L’Empereur Charles Quint (Werner van Mechelen) se reconnaît en tous points comme le père de Philippe II : ils partagent la même couronne et la même voix. Le page (Annelies van Gramberen) se reconnaît par son attention pour Élisabeth, une voix enrobante au service de la Reine, au sacrifice de son destin. Enfin, moment de poésie céleste apportant d'autant mieux l'onirisme du rêve en contraste à la noirceur du plateau, la voix angélique d'Annelies van Gramberen s'envole au son de la harpe, mais ses sommets gardent couleur et appui.

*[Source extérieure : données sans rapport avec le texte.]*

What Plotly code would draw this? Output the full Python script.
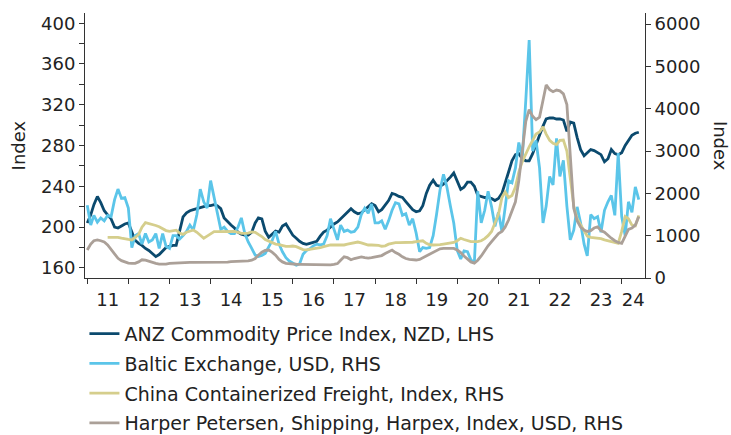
import plotly.graph_objects as go
import pandas as pd

# ---- data (monthly, Jan 2011 - Jun 2024) ----
dates = pd.date_range('2011-01-01', periods=162, freq='MS')

anz = [
    204, 212, 222, 230, 224, 216, 212, 208, 200, 199, 201, 203,
    204, 195, 187, 184, 182, 179, 177, 174, 171, 173, 177, 180,
    181, 182, 182, 195, 210, 214, 216, 217, 218, 219, 220, 221,
    221, 222, 221, 218, 209, 205, 202, 199, 195, 193, 192, 192,
    195, 204, 209, 208, 196, 190, 193, 196, 195, 201, 203, 197,
    192, 189, 186, 184, 183, 184, 185, 186, 191, 195, 197, 200,
    203, 205, 208, 211, 215, 218, 215, 213, 214, 217, 220, 223,
    221, 215, 217, 221, 226, 233, 232, 230, 229, 225, 221, 217,
    215, 216, 221, 233, 241, 246, 241, 240, 242, 245, 249, 253,
    244, 237, 239, 244, 244, 240, 231, 230, 229, 229, 228, 226,
    228, 233, 244, 254, 265, 271, 272, 267, 265, 265, 272, 280,
    290, 299, 306, 307, 307, 306, 306, 305, 294, 303, 302, 288,
    276, 270, 273, 276, 275, 273, 271, 264, 267, 276, 272, 271,
    273, 280, 285, 290, 292, 293,
]

baltic = [
    1720, 1250, 1480, 1320, 1420, 1350, 1480, 1450, 1850, 2100, 1880, 1900,
    1650, 720, 1000, 1050, 800, 1050, 850, 900, 1050, 700, 1050, 750,
    700, 1000, 1000, 920, 1000, 1100, 1250, 1134, 1500, 2100, 1800, 1650,
    2300, 1900, 1500, 1150, 1200, 1100, 1050, 1050, 1200, 1420, 1050, 850,
    700, 540, 510, 530, 580, 720, 880, 1100, 800, 620, 480, 400,
    340, 300, 330, 560, 650, 690, 760, 800, 780, 800, 1000, 1400,
    1150, 900, 1250, 1100, 1130, 1080, 1100, 1200, 1500, 1650, 1530, 1750,
    1300, 1300, 1350, 1150, 1350, 1600, 1780, 1750, 1480, 1520, 1250, 1400,
    1060, 620, 720, 700, 720, 1000, 1500, 2080, 2450, 2150, 1700, 1300,
    650, 450, 640, 620, 430, 360, 2050, 1300, 1600, 2050, 1680, 1220,
    1550, 1100, 1650, 2300, 2250, 2600, 3200, 2850, 4200, 5620, 3000, 3250,
    2600, 1300, 1700, 2400, 2200, 3300, 2400, 2780, 1700, 900, 1130, 1680,
    1300, 800, 520, 1500, 1400, 1450, 1080, 1600, 1800, 1950, 1480, 2950,
    1450, 1000, 1800, 1550, 2150, 1850,
]

china = [
    None, None, None, None, None, None, 960, 960, 960, 960, 940, 920,
    910, 898, 950, 1030, 1200, 1310, 1290, 1270, 1240, 1210, 1160, 1120,
    1100, 1110, 1130, 1060, 1030, 1080, 1110, 1134, 1080, 1000, 940, 990,
    1050, 1094, 1094, 1094, 1094, 1100, 1110, 1100, 1080, 1055, 1055, 1060,
    1090, 1080, 1030, 980, 910, 870, 830, 800, 790, 770, 745, 745,
    755, 740, 705, 670, 665, 675, 690, 700, 715, 740, 760, 780,
    780, 780, 780, 780, 800, 819, 840, 850, 830, 800, 780, 780,
    780, 770, 750, 760, 800, 820, 835, 835, 835, 835, 835, 845,
    858, 870, 880, 820, 785, 780, 780, 790, 803, 810, 819, 840,
    880, 940, 910, 880, 860, 860, 860, 880, 930, 1000, 1100, 1300,
    1500, 1900, 2030, 1900, 1950, 2150, 2500, 2750, 2950, 3100, 3250, 3400,
    3450, 3570, 3400, 3250, 3180, 3150, 3250, 3260, 3000, 2400, 1700, 1400,
    1250, 1100, 990, 960, 950, 940, 930, 900, 880, 860, 830, 820,
    1100, 1450, 1400, 1250, 1230, 1480,
]

harpex = [
    661, 800, 880, 900, 880, 850, 780, 680, 560, 465, 410, 380,
    350, 345, 345, 380, 430, 420, 390, 360, 345, 330, 325, 330,
    345, 350, 360, 370, 370, 370, 370, 370, 370, 370, 370, 370,
    368, 365, 362, 362, 365, 375, 385, 385, 390, 395, 400, 402,
    420, 460, 540, 610, 650, 660, 610, 540, 440, 380, 345, 335,
    330, 325, 323, 320, 318, 315, 310, 307, 307, 307, 307, 310,
    320, 340, 420, 500, 480, 430, 460, 480, 500, 480, 470, 480,
    500, 505, 530, 580, 620, 660, 600, 560, 500, 460, 440, 430,
    425, 440, 480, 510, 560, 600, 650, 690, 700, 700, 705, 700,
    660, 600, 520, 440, 380, 350, 420, 520, 650, 760, 860, 960,
    1050, 1100, 1200, 1370, 1600, 1800, 2300, 3000, 3700, 3980, 3820, 3740,
    3800, 4200, 4560, 4450, 4400, 4440, 4420, 4350, 4100, 2900, 1650, 1350,
    1200, 1130, 1100, 1120, 1180, 1210, 1120, 1080, 1000, 940, 880, 840,
    820, 980, 1150, 1180, 1250, 1450,
]

year_labels = ['11', '12', '13', '14', '15', '16', '17', '18', '19', '20', '21', '22', '23', '24']
label_dates = ['%d-07-02' % (2011 + i) for i in range(13)] + ['2024-04-12']
year_starts = ['%d-01-01' % y for y in range(2011, 2025)]

names = [
    'ANZ Commodity Price Index, NZD, LHS',
    'Baltic Exchange, USD, RHS',
    'China Containerized Freight, Index, RHS',
    'Harper Petersen, Shipping, Harpex, Index, USD, RHS',
]
colors = ['#0B4A6E', '#5BC5E9', '#D5CE8C', '#ABA098']

fig = go.Figure()
series = [anz, baltic, china, harpex]
axes = ['y', 'y2', 'y2', 'y2']
for i, (s, ax) in enumerate(zip(series, axes)):
    fig.add_trace(go.Scatter(
        x=dates, y=s, name=names[i], mode='lines', yaxis=ax,
        line=dict(color=colors[i], width=2.8),
        legendgroup='g%d' % i, connectgaps=False,
    ))

axis_col = '#333333'
tick_font = dict(family='DejaVu Sans', size=18, color='#222222')
fig.update_layout(
    width=731, height=435,
    margin=dict(l=85, r=86, t=13, b=157, autoexpand=False),
    paper_bgcolor='white', plot_bgcolor='white',
    font=dict(family='DejaVu Sans', size=18, color='#222222'),
    showlegend=True,
    legend=dict(
        orientation='v', x=-0.001, y=-0.139, xanchor='left', yanchor='top',
        tracegroupgap=2, bgcolor='rgba(0,0,0,0)',
        font=dict(family='DejaVu Sans', size=19, color='#222222'),
    ),
    xaxis=dict(
        type='date', range=['2010-12-12', '2024-07-26'],
        tickmode='array', tickvals=label_dates, ticktext=year_labels,
        ticks='outside', ticklen=5, tickcolor='rgba(0,0,0,0)', tickfont=tick_font,
        showline=True, linecolor=axis_col, linewidth=1,
        showgrid=False, zeroline=False,
        minor=dict(tickmode='array', tickvals=year_starts, ticks='outside',
                   ticklen=5, tickcolor=axis_col, showgrid=False),
    ),
    yaxis=dict(
        range=[150, 410], tick0=160, dtick=40, tickfont=tick_font,
        ticks='outside', ticklen=5, tickcolor=axis_col,
        showline=True, linecolor=axis_col, linewidth=1,
        showgrid=False, zeroline=False,
        minor=dict(tick0=160, dtick=20, ticks='outside', ticklen=5,
                   tickcolor=axis_col, showgrid=False),
    ),
    yaxis2=dict(
        overlaying='y', side='right', range=[0, 6260], tick0=0, dtick=1000,
        tickfont=tick_font,
        ticks='outside', ticklen=5, tickcolor=axis_col,
        showline=True, linecolor=axis_col, linewidth=1,
        showgrid=False, zeroline=False,
    ),
    annotations=[
        dict(text='Index', xref='paper', yref='paper', x=-0.118, y=0.5,
             textangle=-90, showarrow=False, xanchor='center', yanchor='middle',
             font=dict(size=18)),
        dict(text='Index', xref='paper', yref='paper', x=1.135, y=0.5,
             textangle=90, showarrow=False, xanchor='center', yanchor='middle',
             font=dict(size=18)),
    ],
)

fig.write_html('out.html', config={'displayModeBar': False},
               post_script="document.body.style.margin='0';")
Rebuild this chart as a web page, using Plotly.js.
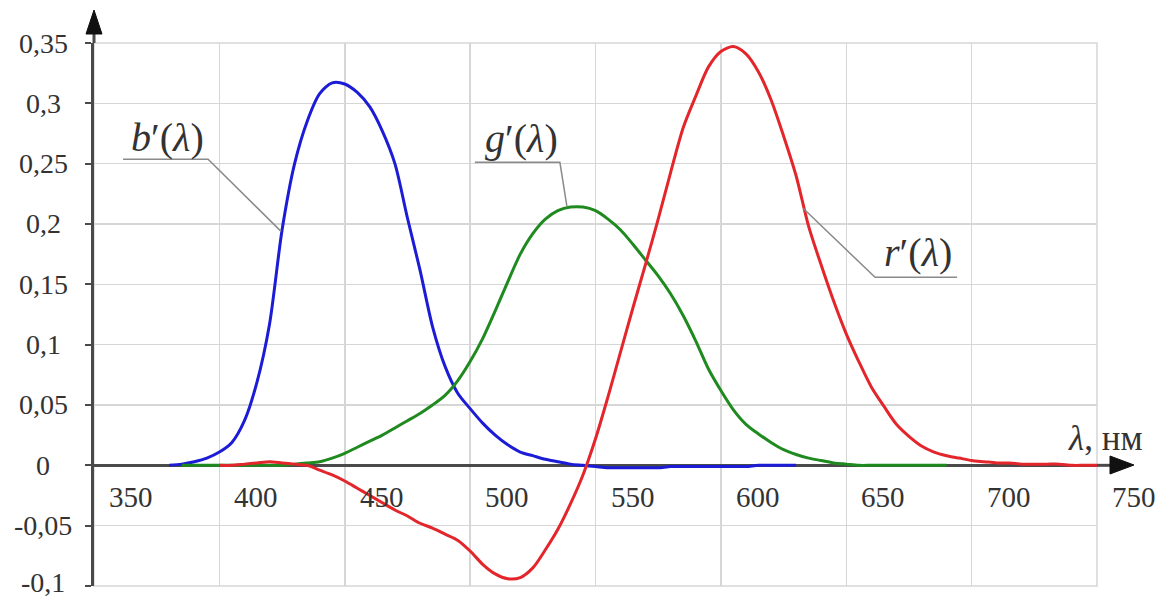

L'Orchestre Symphonique de l'Opéra Ballet de Flandre est d'un volume constant, pour les honneurs comme pour les douleurs, gloire et misère, restant animé dans le rêve et précis dans le chaos. Les cuivres sonnent le glas comme les honneurs, sur une assise tonnante de percussions, mais, dans ces effets déployés, la direction d'Alejo Pérez soigne également la douce texture des cordes et des bois pour l'élan rythmique de la polyphonie et des mélodies complémentaires de la partition.
Le Chœur maison, conscience collective, offre le fil rouge de cette production, habitant, errant ou observant l'action derrière un grand rideau translucide (comme perçant à travers le rêve). D'autant que la voix d'ensemble passe en toute continuité de la psalmodie funèbre aux accents de triomphe, de révolte, de piété (le génie de Verdi consistant à savoir même les superposer en polyphonie).
Le rêve s'achève avec ce chœur en habits de ville contemporains (jeans, baskets, tongs et t-shirt) regardant le public bien en face pour le ramener à la réalité moderne : les Flamands libérés, ce sont eux ! Ils répondent par une ovation debout.